HARRIS: And, John, finally this morning, can you clear up something for us about the process that's involved here? And the wire services are all saying that vice president Gore is going to be making the call to Lieberman later, and yet and still here we are reporting this on the air. And we're not alone doing this. It's all over the place. How exactly does this all work out? Is Lieberman there in Nashville right now?
KING: No, Lieberman is not in Nashville right now. Indeed, they already have a campaign team in place: a campaign manager, a communications director, advanced people to help him out. They are here in Nashville and they will fly later today to pick up Senator Lieberman and bring him here for the announcement tomorrow. He will get the official phone call from the vice president, we're told, around noon.

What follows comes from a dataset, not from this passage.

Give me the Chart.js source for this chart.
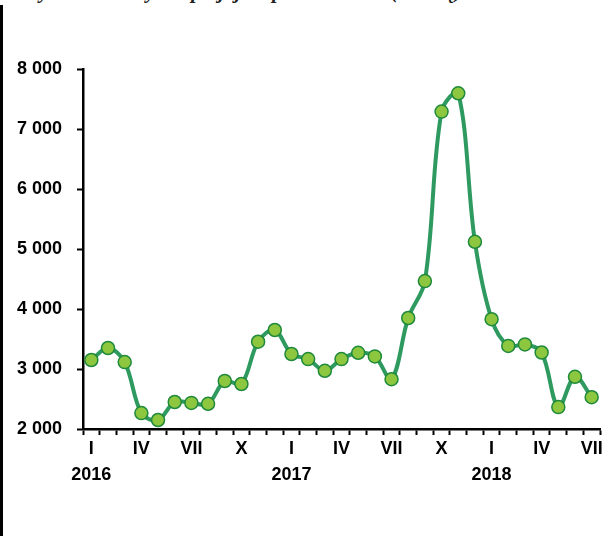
<!DOCTYPE html>
<html>
<head>
<meta charset="utf-8">
<script src="https://cdn.jsdelivr.net/npm/chart.js@4"></script>
<style>
  html, body { margin:0; padding:0; background:#fff; overflow:hidden; width:603px; height:536px; }
  .wrap { position:relative; width:603px; height:536px; overflow:hidden; }
  .title { position:absolute; left:22px; top:-21px; white-space:nowrap;
           font:bold italic 21px "Liberation Serif", "DejaVu Serif", serif; color:#222; }
  .frame { position:absolute; left:0; top:5px; width:3px; bottom:0; background:#000; }
  canvas { position:absolute; left:0; top:0; }
</style>
</head>
<body>
<div class="wrap">
  <div class="title">Wykres 2. Ceny skupu jaj do przetwórstwa (zł/tonę)</div>
  <div class="frame"></div>
  <canvas id="chart" width="640" height="536"></canvas>
</div>
<script>
// ===== Data =====
const MONTH_TICKS = [
  'I','','','IV','','','VII','','','X','','',
  'I','','','IV','','','VII','','','X','','',
  'I','','','IV','','','VII'
];
const YEAR_TICKS = [
  '2016','','','','','','','','','','','',
  '2017','','','','','','','','','','','',
  '2018','','','','','',''
];
const PRICES = [
  3150, 3350, 3115, 2265, 2150, 2450, 2435, 2420, 2800, 2750, 3455, 3650,
  3250, 3165, 2970, 3165, 3270, 3210, 2830, 3850, 4465, 7290, 7595, 5120,
  3830, 3385, 3410, 3275, 2365, 2870, 2530
];
const Y_MIN = 2000, Y_MAX = 8000, Y_STEP = 1000;

const fmt = v => String(v).replace(/\B(?=(\d{3})+(?!\d))/g, ' ');
const tickFont = { family:'"Liberation Sans", Arial, sans-serif', size:18, weight:'bold' };

new Chart(document.getElementById('chart'), {
  type:'line',
  data:{
    labels:MONTH_TICKS,
    datasets:[{
      data:PRICES,
      borderColor:'#2e9a60',
      borderWidth:4,
      tension:0.35,
      pointRadius:6.5,
      pointBorderWidth:1.5,
      pointBackgroundColor:'#8dc63f',
      pointBorderColor:'#1f8a3b',
      clip:false
    }]
  },
  options:{
    responsive:false,
    animation:false,
    layout:{ padding:{ top:69, right:40, left:0, bottom:0 } },
    plugins:{ legend:{display:false}, tooltip:{enabled:false} },
    scales:{
      x:{
        type:'category',
        offset:true,
        grid:{ display:true, drawOnChartArea:false, offset:true, tickLength:6, tickWidth:2, tickColor:'#000' },
        border:{ display:true, color:'#000', width:2.5 },
        ticks:{ autoSkip:false, maxRotation:0, minRotation:0, padding:3, color:'#000', font:tickFont },
        afterFit:(s) => { s.height = 27; }
      },
      x2:{
        type:'category',
        position:'bottom',
        labels:YEAR_TICKS,
        offset:true,
        grid:{ display:false },
        border:{ display:false },
        ticks:{ autoSkip:false, maxRotation:0, minRotation:0, padding:0, color:'#000', font:tickFont },
        afterFit:(s) => { s.height = 80; }
      },
      y:{
        min:Y_MIN, max:Y_MAX,
        grid:{ display:true, drawOnChartArea:false, tickLength:6, tickWidth:2, tickColor:'#000' },
        border:{ display:true, color:'#000', width:2.5 },
        ticks:{ stepSize:Y_STEP, padding:15, color:'#000', font:tickFont, callback:(v) => fmt(v) },
        afterFit:(s) => { s.width = 83; }
      }
    }
  }
});
</script>
</body>
</html>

But he knows he is being considered. There have been signals back and forth that he was on the list of finalists. And if he did not want to be considered, the Gore campaign says he's had plenty of opportunity to take himself out of the running. Instead, we are told by Democratic sources, he has voiced interest, and indeed he has assured the Gore campaign he would accept the vice presidential spot on the ticket if it were offered.
The vice president, again, scheduled to make that phone call in a few hours here in Nashville. Senator Lieberman will be here for an announcement noontime tomorrow -- Leon.
HARRIS: Thanks much, John King in Nashville. You know how much we like to give away big secrets. Appreciate it.